The Authors agree with this remark. This aspect is briefly described in lines 44-47. 

2. The specific sensor used (TMP117) is mentioned, but it would be helpful to provide a brief overview of its capabilities and advantages in comparison to other sensors.

The authors concur with this observation, and additional elucidation has been supplied to bolster the rationale for selecting the TMP 117 for subsequent analysis. The decision to employ this sensor was principally influenced by two primary contributing factors: the design characteristics of the thermometer and its low Root Mean Square Error (RMSE) when compared to readings from an established ground station etalon. Lines 301-310.

3. The mention of challenges related to inherent delays in temperature readings is intriguing. It would be valuable to elaborate on these challenges and their potential impact on data accuracy.
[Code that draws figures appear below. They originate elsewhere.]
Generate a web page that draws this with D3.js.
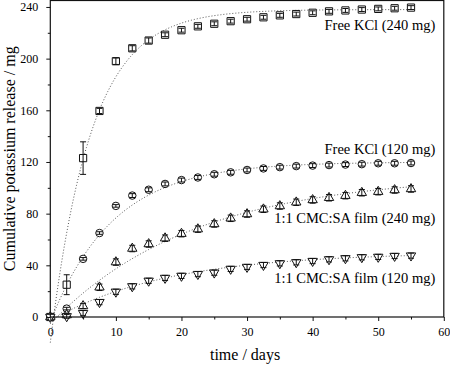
<!DOCTYPE html>
<html><head><meta charset="utf-8">
<script src="https://cdn.jsdelivr.net/npm/d3@7"></script>
<style>body{margin:0;background:#fff} svg{display:block}</style>
</head><body><svg id="c" width="450" height="366"></svg>
<script>
// ---- data ----
const days = [0, 2.5, 5, 7.5, 10, 12.5, 15, 17.5, 20, 22.5, 25, 27.5, 30, 32.5, 35, 37.5, 40, 42.5, 45, 47.5, 50, 52.5, 55];
const seriesNames = ["Free KCl (240 mg)", "Free KCl (120 mg)", "1:1 CMC:SA film (240 mg)", "1:1 CMC:SA film (120 mg)"];
const freeKCl240 = [0, 25, 123, 159.5, 198, 208, 214, 218.5, 222, 225, 227, 229, 230.5, 232, 233.5, 234.5, 235.5, 236.6, 237.3, 238, 238.5, 239, 239.5];
const freeKCl240Err = [0, 7.7, 12.6, 2, 2.5, 2, 2, 1.5, 1.5, 1.5, 1.5, 1.5, 1.5, 1.5, 1.5, 1.5, 1.5, 1.5, 1.5, 1.5, 1.5, 1.5, 1.5];
const freeKCl120 = [0, 6.5, 45, 65, 86, 94, 98.5, 103, 106, 108, 110.5, 112, 113.8, 115, 116, 116.8, 117.2, 117.6, 118, 118.3, 119, 119, 119.2];
const freeKCl120Err = [0, 1, 1, 1, 1, 1.5, 1.5, 1.5, 1.5, 1.5, 1.5, 1.5, 1.5, 1.5, 1.5, 1.5, 1.5, 1.5, 1.5, 1.5, 1.5, 1.5, 1.5];
const film240 = [0, 1.5, 8.5, 23, 42.5, 53, 56.5, 61, 64.5, 68, 72, 76.4, 79.7, 83.4, 85.9, 88.8, 90.6, 92.3, 93.9, 96.2, 97, 98.3, 99.1];
const film240Err = [0, 1.5, 2, 2.5, 2.5, 2.5, 2.5, 2.5, 2.5, 2.5, 2.5, 2.5, 2.5, 2.5, 2.5, 2.5, 2.5, 2.5, 2.5, 2.5, 2.5, 2.5, 2.5];
const film120 = [0, 0.5, 3, 11.5, 19.5, 23.7, 28, 30.2, 31.8, 33.2, 34.3, 37.2, 38.7, 40.2, 41.5, 42.3, 43.3, 44.6, 45.4, 46.2, 46.5, 47.2, 47.5];
const film120Err = [0, 1.5, 2, 2, 2, 2, 2, 2, 2, 2, 2, 2, 2, 2, 2, 2, 2, 2, 2, 2, 2, 2, 2];
// first-order release fit parameters: A*(1-exp(-k*(t-t0)))
const fitAsymptote = [238, 120, 110, 50];
const fitRate = [0.16, 0.105, 0.046, 0.056];
const fitLag = [0.5, 0.3, 1, 1];
const xTicks = [0, 10, 20, 30, 40, 50, 60];
const xMinorTicks = [5, 15, 25, 35, 45, 55];
const yTicks = [0, 40, 80, 120, 160, 200, 240];
const yMinorTicks = [20, 60, 100, 140, 180, 220];

// ---- drawing ----
const svg = d3.select("#c");
const FONT = "'Liberation Serif','Times New Roman',serif";
const x = d3.scaleLinear().domain([0, 60]).range([50.3, 443.8]);
const y = d3.scaleLinear().domain([0, 245]).range([317, 0.5]);

const values = [freeKCl240, freeKCl120, film240, film120];
const errs = [freeKCl240Err, freeKCl120Err, film240Err, film120Err];
const symbols = [d3.symbolSquare, d3.symbolCircle, d3.symbolTriangle, d3.symbolTriangle];
const symSize = [52, 44, 38, 38];
const rot = [0, 0, 0, 180];

// fit curves (drawn first, dotted grey)
const line = d3.line().x(d => x(d[0])).y(d => y(d[1]));
values.forEach((_, i) => {
  const pts = d3.range(0, 55.001, 0.25).map(t => [t, fitAsymptote[i] * (1 - Math.exp(-fitRate[i] * (t - fitLag[i])))]);
  svg.append("path").attr("d", line(pts)).attr("fill", "none")
    .attr("stroke", "#555").attr("stroke-width", 1).attr("stroke-dasharray", "1,2");
});

// markers + error bars
values.forEach((vals, i) => {
  const g = svg.append("g");
  const sym = d3.symbol().type(symbols[i]).size(symSize[i]);
  days.forEach((t, j) => {
    const cx = x(t), cy = y(vals[j]);
    g.append("path").attr("d", sym())
      .attr("transform", `translate(${cx},${cy}) rotate(${rot[i]})`)
      .attr("fill", "#fff").attr("stroke", "#111").attr("stroke-width", 1);
  });
  days.forEach((t, j) => {
    const e = errs[i][j];
    if (!e) return;
    const cx = x(t), y1 = y(vals[j] + e), y2 = y(vals[j] - e);
    g.append("line").attr("x1", cx).attr("x2", cx).attr("y1", y1).attr("y2", y2)
      .attr("stroke", "#111").attr("stroke-width", 1);
    [y1, y2].forEach(yy => g.append("line").attr("x1", cx - 3).attr("x2", cx + 3)
      .attr("y1", yy).attr("y2", yy).attr("stroke", "#111").attr("stroke-width", 1));
  });
});

// frame
svg.append("rect").attr("x", x(0)).attr("y", y(245)).attr("width", x(60) - x(0)).attr("height", y(0) - y(245))
  .attr("fill", "none").attr("stroke", "#111").attr("stroke-width", 1.2);

// axes
svg.append("g").attr("transform", `translate(0,${y(0)})`)
  .call(d3.axisBottom(x).tickValues(xTicks).tickSize(4).tickPadding(6).tickFormat(d3.format("d")));
svg.append("g").attr("transform", `translate(0,${y(0)})`)
  .call(d3.axisBottom(x).tickValues(xMinorTicks).tickSize(2.5).tickFormat(""));
svg.append("g").attr("transform", `translate(${x(0)},0)`)
  .call(d3.axisLeft(y).tickValues(yTicks).tickSize(4).tickPadding(8).tickFormat(d3.format("d")));
svg.append("g").attr("transform", `translate(${x(0)},0)`)
  .call(d3.axisLeft(y).tickValues(yMinorTicks).tickSize(2.5).tickFormat(""));
svg.selectAll(".domain").remove();
svg.selectAll(".tick line").attr("stroke", "#111");
svg.selectAll(".tick text").attr("font-family", FONT).attr("font-size", 12).attr("fill", "#000");

// axis titles
svg.append("text").attr("x", (x(0) + x(60)) / 2 - 2).attr("y", 360)
  .attr("text-anchor", "middle").attr("font-family", FONT).attr("font-size", 16).attr("fill", "#000")
  .text("time / days");
svg.append("text").attr("transform", `translate(15,${(y(0) + y(245)) / 2}) rotate(-90)`)
  .attr("text-anchor", "middle").attr("font-family", FONT).attr("font-size", 16).attr("fill", "#000")
  .text("Cumulative potassium release / mg");

// series labels
const labelY = [222.5, 126.2, 72.8, 26.3];
seriesNames.forEach((n, i) => {
  svg.append("text").attr("x", x(58.7)).attr("y", y(labelY[i]))
    .attr("text-anchor", "end").attr("font-family", FONT).attr("font-size", 14.5).attr("fill", "#000")
    .text(n);
});
</script></body></html>
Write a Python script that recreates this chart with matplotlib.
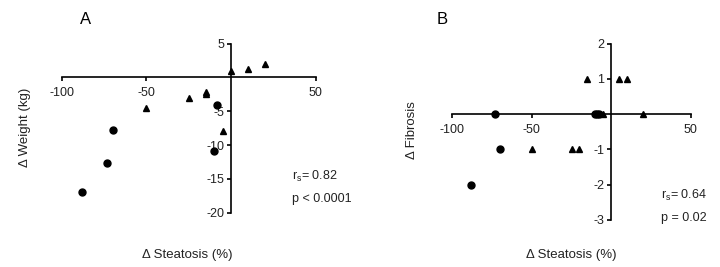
import matplotlib
matplotlib.use("Agg")
import matplotlib.pyplot as plt

plt.rcParams['font.family'] = ['Liberation Sans', 'DejaVu Sans']

# Panel A: Δ Steatosis vs Δ Weight
a_circ_x = [-88, -73, -70, -10, -8]
a_circ_y = [-16.9, -12.6, -7.7, -10.8, -4.1]
a_tri_x = [0, 10, 20, -50, -25, -15, -15, -5]
a_tri_y = [1.0, 1.2, 2.0, -4.5, -3.1, -2.2, -2.4, -7.9]

# Panel B: Δ Steatosis vs Δ Fibrosis
b_circ_x = [-73, -10, -9, -8, -70, -88]
b_circ_y = [0, 0, 0, 0, -1, -2]
b_tri_x = [-15, 5, 10, -5, 20, -50, -25, -20]
b_tri_y = [1, 1, 1, 0, 0, -1, -1, -1]

a_xticks = [-100, -50, 50]
a_yticks = [5, -5, -10, -15, -20]
b_xticks = [-100, -50, 50]
b_yticks = [2, 1, -1, -2, -3]

W, H = 720, 267
fig = plt.figure(figsize=(W/100, H/100), dpi=100)

def px(x, y):
    return x / W, 1 - y / H

tc = '#222222'

def make_ax(rect, xlim, ylim, xticks, yticks, cx, cy, tx, ty):
    ax = fig.add_axes(rect)
    ax.set_xlim(*xlim)
    ax.set_ylim(*ylim)
    for s in ['top', 'right']:
        ax.spines[s].set_visible(False)
    ax.spines['left'].set_position(('data', 0))
    ax.spines['bottom'].set_position(('data', 0))
    for s in ['left', 'bottom']:
        ax.spines[s].set_linewidth(1.2)
        ax.spines[s].set_color('black')
    ax.set_xticks(xticks)
    ax.set_yticks(yticks)
    ax.set_xticklabels([str(v) for v in xticks])
    ax.set_yticklabels([str(v) for v in yticks])
    ax.tick_params(axis='x', direction='out', length=3, width=1.2, pad=4,
                   labelsize=9, labelcolor=tc)
    ax.tick_params(axis='y', direction='out', length=3, width=1.2, pad=2,
                   labelsize=9, labelcolor=tc)
    ax.patch.set_visible(False)
    ax.plot(cx, cy, 'o', color='black', markersize=5, clip_on=False, zorder=3)
    ax.plot(tx, ty, '^', color='black', markersize=4.5, clip_on=False, zorder=3)
    return ax

# Panel A geometry
axA = make_ax([61.7/W, 1 - 212.7/H, 254/W, 169/H], (-100, 50), (-20, 5),
              a_xticks, a_yticks, a_circ_x, a_circ_y, a_tri_x, a_tri_y)
axB = make_ax([452.3/W, 1 - 219.7/H, 238.4/W, 176/H], (-100, 50), (-3, 2),
              b_xticks, b_yticks, b_circ_x, b_circ_y, b_tri_x, b_tri_y)

# Panel letters
fig.text(*px(86, 20), 'A', fontsize=12, ha='center', va='center', color='black')
fig.text(*px(441.7, 20), 'B', fontsize=12, ha='center', va='center', color='black')

# Axis labels
fig.text(*px(25, 127), 'Δ Weight (kg)', rotation=90, fontsize=9.5,
         ha='center', va='center', color=tc)
fig.text(*px(411.7, 130), 'Δ Fibrosis', rotation=90, fontsize=9.5,
         ha='center', va='center', color=tc)
fig.text(*px(187.7, 255), 'Δ Steatosis (%)', fontsize=9.5,
         ha='center', va='center', color=tc)
fig.text(*px(571.7, 255), 'Δ Steatosis (%)', fontsize=9.5,
         ha='center', va='center', color=tc)

# Stats
fig.text(*px(292, 176), r'r$_\mathregular{s}$= 0.82', fontsize=9, ha='left', va='center', color=tc)
fig.text(*px(292, 199), 'p < 0.0001', fontsize=9, ha='left', va='center', color=tc)
fig.text(*px(661, 195), r'r$_\mathregular{s}$= 0.64', fontsize=9, ha='left', va='center', color=tc)
fig.text(*px(661, 218), 'p = 0.02', fontsize=9, ha='left', va='center', color=tc)

fig.savefig('out.png', dpi=100)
In this article, one type of thermometer was used to analyze its inertial properties. It has a specific delay to temperature expressed as “reaction time constant”. It is impossible to change its parameters unless changing the thermometer manufacturer or design of an enclosure. Reaction time constant was evaluated on the ground as to eliminate external factors as much as possible. Another factor influencing the speed and or delay of temperature was climb and or descent rate, which was not analysed as a separate parameter in this study and would be a good addition to our further research. 

4. The use of specific data processing techniques such as the Savitzky-Golay filter, iterative smoothing, time shift, and Newton’s law of cooling is mentioned. It would be beneficial to provide a bit more detail on how each technique was applied and why it was chosen.

The Authors agree, further detail on smoothening methodologies could be expanded to make article clearer. A brief description of how these algorithms were implemented in this specific study and how they work were outlined. Lines 570-583.

5. The paper mentions the examination of 28 flights and the assessment of temperature differentials over a range of 100 meters. Providing more information on the methodology for these assessments and the significance of the 100-meter range would enhance the clarity of the research.

Examining the lower portion of the atmospheric boundary layer may not yield prognostic data as substantially impactful as data encompassing the entire troposphere. Nevertheless, it is important to acknowledge that such information remains valuable, particularly in the context of urban heat island (UHI) assessments, temperature inversion analyses, or other specialized investigations pertaining to specific atmospheric conditions. Lines 39-43.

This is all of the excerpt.